Gentrys Point the Way

Unlike any other time, these badly wounded men and women are coming home to face enormous difficulties as they attempt to put their lives together in new ways. A month before his own death, President Abraham Lincoln reminded the nation of its duty "to care for him who shall have borne the battle" - and that is just what a band of generous, dedicated local people here have been doing.

Martha and Peyton Gentry sell houses and land for a living. They are real estate brokers and have the ReMax office in the village of Pinehurst.

But the Gentrys are more than that, because they are - with help from a growing team of others - going about Lincoln's caring, one soldier and one soldier's family at a time.

A few years ago, at a real estate meeting, they heard about Sentinels of Freedom - a national organization with the idea of raising money to provide four-year "life scholarships" to help grievously wounded vets become more self-sufficient.

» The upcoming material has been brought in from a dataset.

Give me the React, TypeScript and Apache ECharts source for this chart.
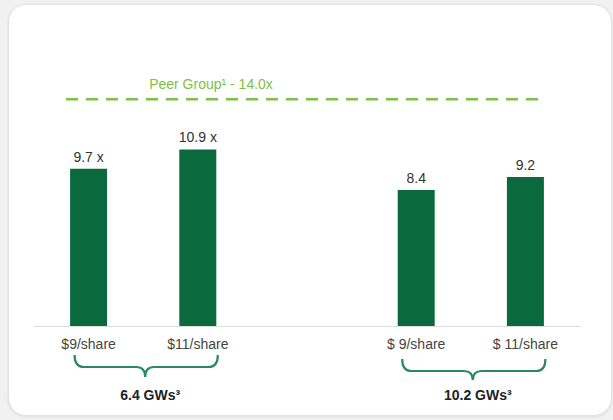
import React, { useEffect, useRef } from "react";
import * as echarts from "echarts";

// Price scenarios and the resulting EV / EBITDA multiples
const categories = ["$9/share", "$11/share", "", "$ 9/share", "$ 11/share"];
const multiples: (number | null)[] = [9.7, 10.9, null, 8.4, 9.2];
const labelSuffix = [" x", " x", "", "", ""];
const peerMultiple = 14.0;
const peerLabel = "Peer Group¹ - 14.0x";
// Capacity groups: index pairs of the bars each bracket spans
const groupNames = ["6.4 GWs³", "10.2 GWs³"];
const groupMembers = [
  [0, 1],
  [3, 4],
];

const FONT = "'Liberation Sans', Arial, sans-serif";
const BAR = "#0a6a3e";
const PEER = "#7cc143";
const BRACE = "#2a8a5b";

// Curly brace drawn below a pair of categories
const Brace = echarts.graphic.extendShape({
  shape: { x1: 0, x2: 0, cx: 0, y0: 0, y1: 0, tip: 0, r: 9 },
  buildPath(ctx: any, s: any) {
    ctx.moveTo(s.x1, s.y0);
    ctx.quadraticCurveTo(s.x1, s.y1, s.x1 + s.r, s.y1);
    ctx.lineTo(s.cx - s.r, s.y1);
    ctx.quadraticCurveTo(s.cx, s.y1, s.cx, s.tip);
    ctx.quadraticCurveTo(s.cx, s.y1, s.cx + s.r, s.y1);
    ctx.lineTo(s.x2 - s.r, s.y1);
    ctx.quadraticCurveTo(s.x2, s.y1, s.x2, s.y0);
  },
});
echarts.graphic.registerShape("brace", Brace);

export default function App() {
  const ref = useRef<HTMLDivElement>(null);

  useEffect(() => {
    if (!ref.current) return;
    const chart = echarts.init(ref.current, undefined, { renderer: "svg" });
    chart.setOption({
      animation: false,
      textStyle: { fontFamily: FONT },
      grid: { left: 34, right: 33, top: 2, bottom: 94 },
      xAxis: {
        type: "category",
        data: categories,
        axisLine: { lineStyle: { color: "#dcdcdc", width: 1 } },
        axisTick: { show: false },
        axisLabel: { color: "#444", fontSize: 14, margin: 11, interval: 0 },
      },
      yAxis: {
        type: "value",
        min: 0,
        max: 20,
        show: false,
        splitLine: { show: false },
      },
      series: [
        {
          type: "bar",
          data: multiples,
          barWidth: 37,
          itemStyle: { color: BAR },
          label: {
            show: true,
            position: "top",
            distance: 5,
            color: "#333",
            fontSize: 14,
            formatter: (p: any) => `${p.value}${labelSuffix[p.dataIndex]}`,
          },
        },
      ],
    });

    const px = (i: number) => chart.convertToPixel({ xAxisIndex: 0 }, i) as number;
    const py = (v: number) => chart.convertToPixel({ yAxisIndex: 0 }, v) as number;

    const peerY = py(peerMultiple);
    const graphics: any[] = [
      {
        type: "line",
        shape: { x1: 66, y1: peerY, x2: 538, y2: peerY },
        style: { stroke: PEER, lineWidth: 2.6, lineDash: [12, 8] },
      },
      {
        type: "text",
        x: 211,
        y: peerY - 15,
        style: {
          text: peerLabel,
          fill: PEER,
          font: `14px ${FONT}`,
          align: "center",
          verticalAlign: "middle",
        },
      },
    ];

    const braceY = [
      { y0: 355, y1: 367, tip: 377 },
      { y0: 359, y1: 371, tip: 380 },
    ];
    groupMembers.forEach((pair, g) => {
      const a = px(pair[0]);
      const b = px(pair[1]);
      const mid = (a + b) / 2 + 2;
      graphics.push({
        type: "brace",
        shape: { x1: a - 14, x2: b + 20, cx: mid, ...braceY[g], r: 9 },
        style: { stroke: BRACE, lineWidth: 2.2, fill: "none" },
      });
      graphics.push({
        type: "text",
        x: mid + 5,
        y: 395,
        style: {
          text: groupNames[g],
          fill: "#222",
          font: `bold 14px ${FONT}`,
          align: "center",
          verticalAlign: "middle",
        },
      });
    });

    chart.setOption({ graphic: graphics });
    return () => chart.dispose();
  }, []);

  return (
    <div
      style={{
        position: "fixed",
        left: 0,
        top: 0,
        width: 613,
        height: 420,
        background: "#f1f1f1",
        overflow: "hidden",
      }}
    >
      <div
        style={{
          position: "absolute",
          left: 8,
          top: 4,
          width: 604,
          height: 412,
          borderRadius: 18,
          background: "#ffffff",
          border: "1px solid #e2e2e2",
          boxSizing: "border-box",
          boxShadow: "0 1px 3px rgba(0,0,0,0.08)",
        }}
      />
      <div
        ref={ref}
        style={{ position: "absolute", left: 0, top: 0, width: 613, height: 420 }}
      />
    </div>
  );
}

Everybody faces ordinary hardships finding a home, continuing an education, working to support a family. In the case of these vets, all those tasks of life are made more difficult because of their sacrifice.

A National First

The Gentrys started a local chapter of Sentinels of Freedom and set about recruiting others to raise at least $100,000 - the cost of one four-year life scholarship. They found an ally in retired Maj. Gen Sid Shachnow, who was skeptical at first. As many might, he wondered whether this was just an advertising ploy from a real estate company. The Gentrys made a believer out of him, and Shachnow set himself to the task.

Others, like Sandhills Community College President John Dempsey, joined in. People reached deep into their pockets - and some hereabouts have very deep pockets indeed - and came up with the cash needed for the first, and then the second, and then the third, and now the fourth wounded warrior family.

This is the only Sentinels of Freedom chapter in the country to raise its own funds and do so much, one family after another. Nationally, the Sentinels organization turned to corporate donors, but here it's the Shachnows, Dempseys and others who are shouldering Lincoln's task.

It is they who are "binding up the nation's wounds." They deserve our thanks and praise.